**What to work on**
Begin with the first line of the material and write out each line exactly, ending with the line that contains "80, 90, 100];". Pictures are not part of the copy.

** BEGIN Given material **

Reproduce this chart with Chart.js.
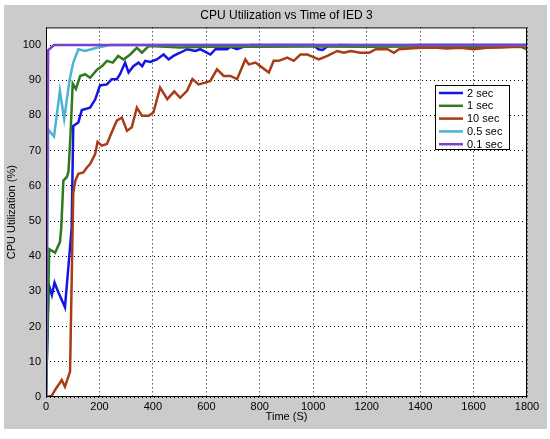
<!DOCTYPE html>
<html>
<head>
<meta charset="utf-8">
<title>CPU Utilization vs Time of IED 3</title>
<script src="https://cdn.jsdelivr.net/npm/chart.js@4.4.1/dist/chart.umd.min.js"></script>
<style>
  html, body { margin: 0; padding: 0; background: #ffffff; }
  canvas { display: block; }
</style>
</head>
<body>
<canvas id="cpuChart" width="550" height="439"></canvas>
<script>
// ── Axis ticks ────────────────────────────────────────
const X_TICKS = [0, 200, 400, 600, 800, 1000, 1200, 1400, 1600, 1800];
const Y_TICKS = [0, 10, 20, 30, 40, 50, 60, 70, 80, 90, 100];

// ── Series: 2 sec ─────────────────────────────────────
const T_2S = [0, 10, 22, 32, 45, 71, 96, 102, 121, 134, 165, 184, 202, 228, 246, 265, 277, 296, 309, 327, 346,
  360, 371, 390, 415, 440, 459, 477, 502, 528, 559, 577, 615, 634, 678, 690, 715, 746, 765, 900, 1000, 1020,
  1035, 1055, 1100, 1250, 1400, 1600, 1800];
const U_2S = [0, 32, 29, 32.5, 30, 25.5, 48, 77, 78, 81.5, 82.2, 84.5, 88.5, 88.8, 90.3, 90.3, 91.7, 95, 92.2, 94, 95,
  94, 95.5, 95.2, 95.9, 97.3, 95.9, 96.9, 97.8, 98.8, 98.3, 98.8, 97.3, 98.8, 98.8, 99.5, 98.8, 99.7, 100, 100, 100, 98.8,
  98.6, 99.7, 100, 99.8, 100, 100, 100];

// ── Series: 1 sec ─────────────────────────────────────
const T_1S = [0, 12, 34, 52, 57, 65, 78, 84, 92, 100, 112, 128, 146, 165, 191, 210, 228, 250, 270, 290, 315,
  340, 359, 384, 450, 500, 600, 700, 800, 1000, 1200, 1400, 1600, 1780, 1800];
const U_1S = [0, 42, 41, 44, 48, 61.5, 62.5, 64, 75, 89, 87.5, 91.2, 91.7, 90.7, 93, 94, 95.5, 95, 96.9, 95.9, 97.3,
  99.2, 97.8, 99.7, 99.5, 99.3, 99.5, 99.6, 99.5, 99.6, 99.5, 99.6, 99.5, 99.4, 98.8];

// ── Series: 10 sec ────────────────────────────────────
const T_10S = [0, 21, 34, 59, 71, 90, 102, 110, 121, 140, 153, 165, 184, 193, 209, 228, 246, 265, 284, 303, 321,
  340, 359, 384, 402, 427, 454, 480, 502, 528, 548, 571, 596, 615, 640, 665, 690, 715, 746, 759, 784, 802, 834,
  852, 871, 903, 927, 952, 978, 990, 1021, 1053, 1090, 1115, 1140, 1177, 1209, 1234, 1278, 1302, 1321, 1360,
  1400, 1450, 1500, 1550, 1600, 1650, 1700, 1750, 1780, 1800];
const U_10S = [0, 0.3, 2, 4.8, 2.9, 7.2, 58, 61.5, 63.4, 63.8, 65.2, 66.2, 69, 72.5, 71.4, 71.9, 75.2, 78.5, 79.4, 75.6, 76.6,
  82.2, 79.9, 79.9, 80.8, 87.9, 84.6, 86.8, 85, 87, 90.3, 88.8, 89.3, 89.8, 93.1, 91.2, 91.2, 90.3, 95.9, 94.5, 95, 94, 92.2,
  95.5, 95.5, 96.4, 95.5, 97.3, 97.3, 96.9, 95.9, 96.9, 98.3, 97.8, 98.3, 97.8, 97.8, 98.8, 98.8, 97.8, 98.8, 99,
  99.2, 99.3, 99, 99.2, 98.8, 99.2, 99.3, 99.5, 99.8, 98.8];

// ── Series: 0.5 sec ───────────────────────────────────
const T_05S = [0, 8, 30, 52, 68, 88, 102, 121, 146, 190, 240, 600, 1000, 1400, 1800];
const U_05S = [0, 76, 74, 87, 79, 90, 95, 98.8, 98.3, 99.2, 100, 100, 100, 100, 100];

// ── Series: 0.1 sec ───────────────────────────────────
const T_01S = [0, 8, 30, 600, 1200, 1800];
const U_01S = [0, 98.5, 100, 100, 100, 100];

// ── Colours ───────────────────────────────────────────
const COLORS = {
  blue:   '#1414e6',
  green:  '#2e7a1c',
  red:    '#a83c14',
  cyan:   '#4cb4d2',
  purple: '#7c40cc',
  fig:    '#cbcbcb',
};

function toPoints(ts, us) {
  return ts.map((t, i) => ({ x: t, y: us[i] }));
}

function series(label, ts, us, color, order) {
  return {
    label,
    data: toPoints(ts, us),
    borderColor: color,
    backgroundColor: color,
    borderWidth: 2.5,
    pointRadius: 0,
    tension: 0,
    fill: false,
    order,
  };
}

// ── Figure background + axes frame ────────────────────
const figurePlugin = {
  id: 'figure',
  beforeDraw(chart) {
    const { ctx, chartArea: a } = chart;
    ctx.save();
    ctx.fillStyle = '#ffffff';
    ctx.fillRect(0, 0, chart.width, chart.height);
    ctx.fillStyle = COLORS.fig;
    ctx.fillRect(4, 5, 543, 424);
    ctx.fillStyle = '#ffffff';
    ctx.fillRect(a.left, a.top, a.right - a.left, a.bottom - a.top);
    ctx.restore();
  },
  afterDatasetsDraw(chart) {
    const { ctx, chartArea: a } = chart;
    ctx.save();
    ctx.strokeStyle = '#000000';
    ctx.lineWidth = 1;
    ctx.strokeRect(a.left + 0.5, a.top + 0.5, a.right - a.left - 1, a.bottom - a.top - 1);
    ctx.restore();
  },
};

// ── Boxed legend inside the axes ──────────────────────
const boxLegendPlugin = {
  id: 'boxLegend',
  afterDraw(chart) {
    const { ctx } = chart;
    const x = 435, y = 85, w = 74, h = 64, rowH = 12.8;
    ctx.save();
    ctx.fillStyle = '#ffffff';
    ctx.fillRect(x, y, w, h);
    ctx.strokeStyle = '#000000';
    ctx.lineWidth = 1;
    ctx.strokeRect(x + 0.5, y + 0.5, w, h);
    ctx.font = "11px 'Liberation Sans', Arial, sans-serif";
    ctx.textBaseline = 'middle';
    chart.data.datasets.forEach((ds, i) => {
      const ly = y + 8 + i * rowH;
      ctx.strokeStyle = ds.borderColor;
      ctx.lineWidth = 2.5;
      ctx.beginPath();
      ctx.moveTo(x + 4, ly);
      ctx.lineTo(x + 28, ly);
      ctx.stroke();
      ctx.fillStyle = '#000000';
      ctx.fillText(ds.label, x + 32, ly + 0.5);
    });
    ctx.restore();
  },
};

const FONT = { family: "'Liberation Sans', Arial, sans-serif", size: 11 };

new Chart(document.getElementById('cpuChart'), {
  type: 'line',
  data: {
    datasets: [
      series('2 sec',   T_2S,  U_2S,  COLORS.blue,   4),
      series('1 sec',   T_1S,  U_1S,  COLORS.green,  3),
      series('10 sec',  T_10S, U_10S, COLORS.red,    2),
      series('0.5 sec', T_05S, U_05S, COLORS.cyan,   1),
      series('0.1 sec', T_01S, U_01S, COLORS.purple, 0),
    ],
  },
  options: {
    responsive: false,
    animation: false,
    layout: { padding: { left: 4, right: 23, top: 0, bottom: 15 } },
    plugins: {
      legend: { display: false },
      tooltip: { enabled: false },
      title: {
        display: true,
        text: 'CPU Utilization vs Time of IED 3',
        fullSize: false,
        color: '#000000',
        font: { ...FONT, size: 12, weight: 'normal' },
        padding: { top: 8, bottom: 5 },
      },
    },
    scales: {
      x: {
        type: 'linear',
        min: 0,
        max: 1800,
        afterBuildTicks: (s) => { s.ticks = X_TICKS.map(v => ({ value: v })); },
        afterFit: (s) => { s.height = 27; },
        ticks: { color: '#000000', font: FONT, padding: 3, maxRotation: 0, callback: (v) => String(v) },
        grid: { color: '#000000', lineWidth: 1, drawTicks: false },
        border: { display: false, dash: [1, 3] },
        title: { display: true, text: 'Time (S)', color: '#000000', font: FONT, padding: { top: 0, bottom: 0 } },
      },
      y: {
        min: 0,
        max: 105,
        afterBuildTicks: (s) => { s.ticks = Y_TICKS.map(v => ({ value: v })); },
        afterFit: (s) => { s.width = 42; },
        ticks: { color: '#000000', font: FONT, padding: 5, callback: (v) => String(v) },
        grid: { color: '#000000', lineWidth: 1, drawTicks: false },
        border: { display: false, dash: [1, 3] },
        title: { display: true, text: 'CPU Utilization (%)', color: '#000000', font: FONT, padding: { top: 1, bottom: 0 } },
      },
    },
  },
  plugins: [figurePlugin, boxLegendPlugin],
});
</script>
</body>
</html>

** END Given material **

**Solution to this task**
Reproduce this chart with Chart.js.
<!DOCTYPE html>
<html>
<head>
<meta charset="utf-8">
<title>CPU Utilization vs Time of IED 3</title>
<script src="https://cdn.jsdelivr.net/npm/chart.js@4.4.1/dist/chart.umd.min.js"></script>
<style>
  html, body { margin: 0; padding: 0; background: #ffffff; }
  canvas { display: block; }
</style>
</head>
<body>
<canvas id="cpuChart" width="550" height="439"></canvas>
<script>
// ── Axis ticks ────────────────────────────────────────
const X_TICKS = [0, 200, 400, 600, 800, 1000, 1200, 1400, 1600, 1800];
const Y_TICKS = [0, 10, 20, 30, 40, 50, 60, 70, 80, 90, 100];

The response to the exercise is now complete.